Two Women : Jennifer’s Body


            L’espièglerie de Lise, la victoire de Vicky...


Remind me once again just who I am because I need to know


Les deux dames désignées par l’intitulé s’appellent Ashlyn Gere & Victoria Paris, ce qui devrait suffire à susciter le désir. Vraies amies dans la vraie vie, sisters du récit, oniriques, aquatiques, mutiques et saphiques selon le Decadence (1997) de Michael Ninn, commandité par leurs soins sereins, les performeuses en stéréo démontrent ici leur brio, pas seulement sexuel, puisque Alex de Renzy signe l’un de ses derniers opus scénarisés, avant de se (re)convertir, rebaptisé, au gonzo spécialisé. En 1992, il filme à domicile, à San Francisco, au bord de l’eau, en vidéo, un ouvrage assez valeureux, doté de dialogues, de personnages, de situations et de tensions.

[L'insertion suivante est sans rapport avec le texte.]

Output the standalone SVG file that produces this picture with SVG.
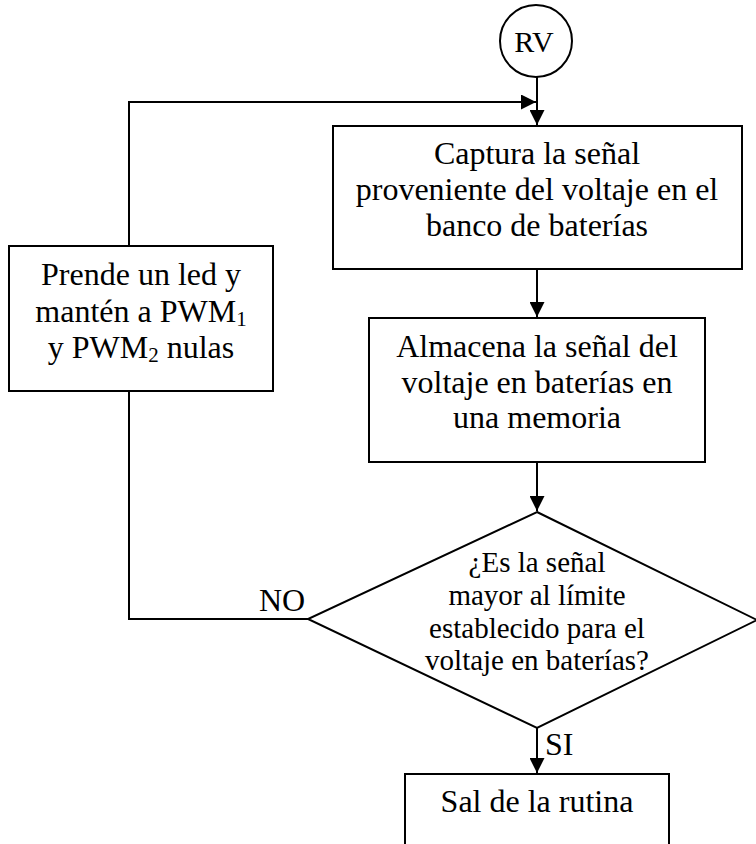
<svg xmlns="http://www.w3.org/2000/svg" width="756" height="844" viewBox="0 0 756 844">
<style>
.box{fill:#fff;stroke:#000;stroke-width:2}
.ln{fill:none;stroke:#000;stroke-width:2}
text{font-family:"Liberation Serif","DejaVu Serif",serif;font-size:32px;fill:#000}
.c{text-anchor:middle}
.d{font-size:29px}
.rv{font-size:30px}
.sub{font-size:21px}
</style>
<defs>
<marker id="ah" markerUnits="userSpaceOnUse" markerWidth="15" markerHeight="15" viewBox="0 0 15 15" refX="15" refY="7.5" orient="auto">
<path d="M0,0 L15,7.5 L0,15 Z" fill="#000"/>
</marker>
</defs>
<rect width="756" height="844" fill="#fff"/>
<g id="connectors">
<path class="ln" d="M537,77 V125" marker-end="url(#ah)"/>
<path class="ln" d="M129,246 V102 H536" marker-end="url(#ah)"/>
<path class="ln" d="M537,269 V317" marker-end="url(#ah)"/>
<path class="ln" d="M537,462 V511" marker-end="url(#ah)"/>
<path class="ln" d="M308,619 H129 V391"/>
<path class="ln" d="M537,728 V773" marker-end="url(#ah)"/>
<text x="259" y="611">NO</text>
<text x="545" y="755">SI</text>
</g>
<g id="rv">
<circle class="box" cx="536" cy="41" r="36"/>
<text class="c rv" x="534" y="52">RV</text>
</g>
<g id="captura">
<rect class="box" x="333" y="126" width="409" height="143"/>
<text class="c" x="537" y="164">Captura la señal</text>
<text class="c" x="537" y="200">proveniente del voltaje en el</text>
<text class="c" x="537" y="236">banco de baterías</text>
</g>
<g id="almacena">
<rect class="box" x="369" y="318" width="336" height="144"/>
<text class="c" x="537" y="357">Almacena la señal del</text>
<text class="c" x="537" y="393">voltaje en baterías en</text>
<text class="c" x="537" y="428">una memoria</text>
</g>
<g id="prende">
<rect class="box" x="9" y="246" width="264" height="145"/>
<text class="c" x="141" y="285">Prende un led y</text>
<text class="c" x="141" y="322">mantén a PWM<tspan class="sub" dy="4">1</tspan></text>
<text class="c" x="141" y="358">y PWM<tspan class="sub" dy="4">2</tspan><tspan dy="-4"> nulas</tspan></text>
</g>
<g id="decision">
<path class="box" d="M537,512 L757,620 L537,728 L308,619 Z"/>
<text class="c d" x="537" y="572">¿Es la señal</text>
<text class="c d" x="537" y="605">mayor al límite</text>
<text class="c d" x="537" y="638">establecido para el</text>
<text class="c d" x="537" y="670">voltaje en baterías?</text>
</g>
<g id="salida">
<rect class="box" x="405" y="774" width="264" height="100"/>
<text class="c" x="537" y="812">Sal de la rutina</text>
</g>
</svg>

Placé sous le signe de l’opposition, de la division, de la révélation, Two Women s’ouvre sur une mise en abyme au carré, un trio « interracial », la sculpturale Dominique Simone s’y colle, capturé au caméscope, lu sur petit écran, en noir et blanc, cadré à l’horizontale. Lisa/Ashlyn manie l’objectif et miroite le réalisateur, tandis que le dispositif reflète le statut du spectateur. Plus tard, la dissimulatrice se fera sodomiser avec préservatif au sein d’une pièce aux trois parois placardées de glaces, où soi-même (s’)observer, en compagnie du « toy » Tom Byron, galant à catogan, ses acrobaties démultipliées, reproduites à l’identique, casse-tête cinématographique, remarquez bord cadre un bout du caméraman. Ce narcissisme assumé, à la fois spectacle par procuration et autofiction au carrefour de l’incarnation, de l’abstraction, constitue un courant conscient, récurrent, du corpus pornographique, par définition autarcique, automatique, programmatique, le revers rationnel de l’avers de l’abandon, disons. Entiché de contre-plongées, de pilosités, de zooms mesurés, de scènes de sexe musiquées, montées, éclairées en lumière blanche refroidissante, jamais gynécologiques, presque trop proprettes, possibilité d’ennui poli, en particulier auprès d’une génération devant dorénavant son éducation, sinon son édification, via la numérisation, sa démocratisation, sa profusion, sa vitesse d’exécution, d’abolition, le cinéaste dédouble son duo, affirme une schizophrénie naturelle, essentielle : en chacun, Jekyll opine, sommeille quelqu’un de différent, altérité de destinée rimbaldienne, éveillée ou non à l’occasion d’un secret transparent, de second appartement, d’une rencontre nocturne.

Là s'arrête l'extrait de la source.